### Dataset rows
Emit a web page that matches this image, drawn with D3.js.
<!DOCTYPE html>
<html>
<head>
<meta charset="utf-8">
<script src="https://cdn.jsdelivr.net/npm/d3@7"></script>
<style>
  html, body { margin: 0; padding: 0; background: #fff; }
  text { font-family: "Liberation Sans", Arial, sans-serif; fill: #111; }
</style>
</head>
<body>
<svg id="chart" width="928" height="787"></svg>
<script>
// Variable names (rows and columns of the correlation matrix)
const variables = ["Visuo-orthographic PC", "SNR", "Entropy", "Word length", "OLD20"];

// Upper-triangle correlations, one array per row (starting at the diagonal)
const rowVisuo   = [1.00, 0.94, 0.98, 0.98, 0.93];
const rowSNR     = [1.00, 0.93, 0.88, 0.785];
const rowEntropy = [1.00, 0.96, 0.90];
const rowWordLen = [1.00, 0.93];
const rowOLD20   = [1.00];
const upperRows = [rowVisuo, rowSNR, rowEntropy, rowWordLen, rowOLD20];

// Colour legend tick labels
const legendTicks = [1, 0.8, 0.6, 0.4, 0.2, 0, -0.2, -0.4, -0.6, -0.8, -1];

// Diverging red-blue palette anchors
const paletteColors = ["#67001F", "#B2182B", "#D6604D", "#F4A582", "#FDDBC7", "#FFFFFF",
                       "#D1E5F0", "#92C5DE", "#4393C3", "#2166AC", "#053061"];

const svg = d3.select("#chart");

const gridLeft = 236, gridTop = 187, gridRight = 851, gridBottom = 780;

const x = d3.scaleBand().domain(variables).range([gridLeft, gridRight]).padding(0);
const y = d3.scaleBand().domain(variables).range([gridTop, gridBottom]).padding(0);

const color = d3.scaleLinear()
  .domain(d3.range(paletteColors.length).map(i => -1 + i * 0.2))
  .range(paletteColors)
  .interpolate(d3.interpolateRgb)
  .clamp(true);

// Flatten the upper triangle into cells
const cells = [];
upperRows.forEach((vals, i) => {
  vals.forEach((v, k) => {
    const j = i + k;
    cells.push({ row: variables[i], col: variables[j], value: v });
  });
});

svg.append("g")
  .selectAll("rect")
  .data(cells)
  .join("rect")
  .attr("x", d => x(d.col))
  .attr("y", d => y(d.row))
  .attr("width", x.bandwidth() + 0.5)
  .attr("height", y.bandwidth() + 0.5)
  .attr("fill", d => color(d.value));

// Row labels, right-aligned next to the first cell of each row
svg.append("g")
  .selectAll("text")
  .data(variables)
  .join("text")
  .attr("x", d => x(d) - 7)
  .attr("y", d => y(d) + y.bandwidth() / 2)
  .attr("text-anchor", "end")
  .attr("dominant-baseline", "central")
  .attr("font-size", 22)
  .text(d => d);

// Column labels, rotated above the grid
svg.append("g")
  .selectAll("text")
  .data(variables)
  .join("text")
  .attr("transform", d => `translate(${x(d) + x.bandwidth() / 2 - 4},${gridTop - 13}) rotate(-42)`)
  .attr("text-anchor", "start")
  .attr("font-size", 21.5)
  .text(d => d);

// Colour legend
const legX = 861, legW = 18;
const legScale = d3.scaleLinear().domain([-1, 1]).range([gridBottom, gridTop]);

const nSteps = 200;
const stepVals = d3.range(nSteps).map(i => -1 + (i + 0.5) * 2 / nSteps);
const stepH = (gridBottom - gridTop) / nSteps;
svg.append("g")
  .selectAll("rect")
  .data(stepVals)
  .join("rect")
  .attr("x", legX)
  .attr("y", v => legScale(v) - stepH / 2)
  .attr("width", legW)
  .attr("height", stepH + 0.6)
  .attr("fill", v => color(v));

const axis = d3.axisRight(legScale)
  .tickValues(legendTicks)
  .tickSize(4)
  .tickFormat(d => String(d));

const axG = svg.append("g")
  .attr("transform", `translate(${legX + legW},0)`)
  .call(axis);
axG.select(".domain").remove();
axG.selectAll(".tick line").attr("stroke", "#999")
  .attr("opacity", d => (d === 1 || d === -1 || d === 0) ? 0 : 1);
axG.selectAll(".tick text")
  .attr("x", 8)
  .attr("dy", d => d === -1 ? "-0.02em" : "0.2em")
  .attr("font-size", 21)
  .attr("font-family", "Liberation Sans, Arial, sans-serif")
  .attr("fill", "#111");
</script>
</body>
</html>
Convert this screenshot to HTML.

### Exercise aim
Using the data above, repeat every line exactly.

### Task output
Emit a web page that matches this image, drawn with D3.js.
<!DOCTYPE html>
<html>
<head>
<meta charset="utf-8">
<script src="https://cdn.jsdelivr.net/npm/d3@7"></script>
<style>
  html, body { margin: 0; padding: 0; background: #fff; }
  text { font-family: "Liberation Sans", Arial, sans-serif; fill: #111; }
</style>
</head>
<body>
<svg id="chart" width="928" height="787"></svg>
<script>
// Variable names (rows and columns of the correlation matrix)
const variables = ["Visuo-orthographic PC", "SNR", "Entropy", "Word length", "OLD20"];

// Upper-triangle correlations, one array per row (starting at the diagonal)
const rowVisuo   = [1.00, 0.94, 0.98, 0.98, 0.93];
const rowSNR     = [1.00, 0.93, 0.88, 0.785];
const rowEntropy = [1.00, 0.96, 0.90];
const rowWordLen = [1.00, 0.93];
const rowOLD20   = [1.00];
const upperRows = [rowVisuo, rowSNR, rowEntropy, rowWordLen, rowOLD20];

// Colour legend tick labels
const legendTicks = [1, 0.8, 0.6, 0.4, 0.2, 0, -0.2, -0.4, -0.6, -0.8, -1];

// Diverging red-blue palette anchors
const paletteColors = ["#67001F", "#B2182B", "#D6604D", "#F4A582", "#FDDBC7", "#FFFFFF",
                       "#D1E5F0", "#92C5DE", "#4393C3", "#2166AC", "#053061"];

const svg = d3.select("#chart");

const gridLeft = 236, gridTop = 187, gridRight = 851, gridBottom = 780;

const x = d3.scaleBand().domain(variables).range([gridLeft, gridRight]).padding(0);
const y = d3.scaleBand().domain(variables).range([gridTop, gridBottom]).padding(0);

const color = d3.scaleLinear()
  .domain(d3.range(paletteColors.length).map(i => -1 + i * 0.2))
  .range(paletteColors)
  .interpolate(d3.interpolateRgb)
  .clamp(true);

// Flatten the upper triangle into cells
const cells = [];
upperRows.forEach((vals, i) => {
  vals.forEach((v, k) => {
    const j = i + k;
    cells.push({ row: variables[i], col: variables[j], value: v });
  });
});

svg.append("g")
  .selectAll("rect")
  .data(cells)
  .join("rect")
  .attr("x", d => x(d.col))
  .attr("y", d => y(d.row))
  .attr("width", x.bandwidth() + 0.5)
  .attr("height", y.bandwidth() + 0.5)
  .attr("fill", d => color(d.value));

// Row labels, right-aligned next to the first cell of each row
svg.append("g")
  .selectAll("text")
  .data(variables)
  .join("text")
  .attr("x", d => x(d) - 7)
  .attr("y", d => y(d) + y.bandwidth() / 2)
  .attr("text-anchor", "end")
  .attr("dominant-baseline", "central")
  .attr("font-size", 22)
  .text(d => d);

// Column labels, rotated above the grid
svg.append("g")
  .selectAll("text")
  .data(variables)
  .join("text")
  .attr("transform", d => `translate(${x(d) + x.bandwidth() / 2 - 4},${gridTop - 13}) rotate(-42)`)
  .attr("text-anchor", "start")
  .attr("font-size", 21.5)
  .text(d => d);

// Colour legend
const legX = 861, legW = 18;
const legScale = d3.scaleLinear().domain([-1, 1]).range([gridBottom, gridTop]);

const nSteps = 200;
const stepVals = d3.range(nSteps).map(i => -1 + (i + 0.5) * 2 / nSteps);
const stepH = (gridBottom - gridTop) / nSteps;
svg.append("g")
  .selectAll("rect")
  .data(stepVals)
  .join("rect")
  .attr("x", legX)
  .attr("y", v => legScale(v) - stepH / 2)
  .attr("width", legW)
  .attr("height", stepH + 0.6)
  .attr("fill", v => color(v));

const axis = d3.axisRight(legScale)
  .tickValues(legendTicks)
  .tickSize(4)
  .tickFormat(d => String(d));

const axG = svg.append("g")
  .attr("transform", `translate(${legX + legW},0)`)
  .call(axis);
axG.select(".domain").remove();
axG.selectAll(".tick line").attr("stroke", "#999")
  .attr("opacity", d => (d === 1 || d === -1 || d === 0) ? 0 : 1);
axG.selectAll(".tick text")
  .attr("x", 8)
  .attr("dy", d => d === -1 ? "-0.02em" : "0.2em")
  .attr("font-size", 21)
  .attr("font-family", "Liberation Sans, Arial, sans-serif")
  .attr("fill", "#111");
</script>
</body>
</html>
Convert this screenshot to HTML.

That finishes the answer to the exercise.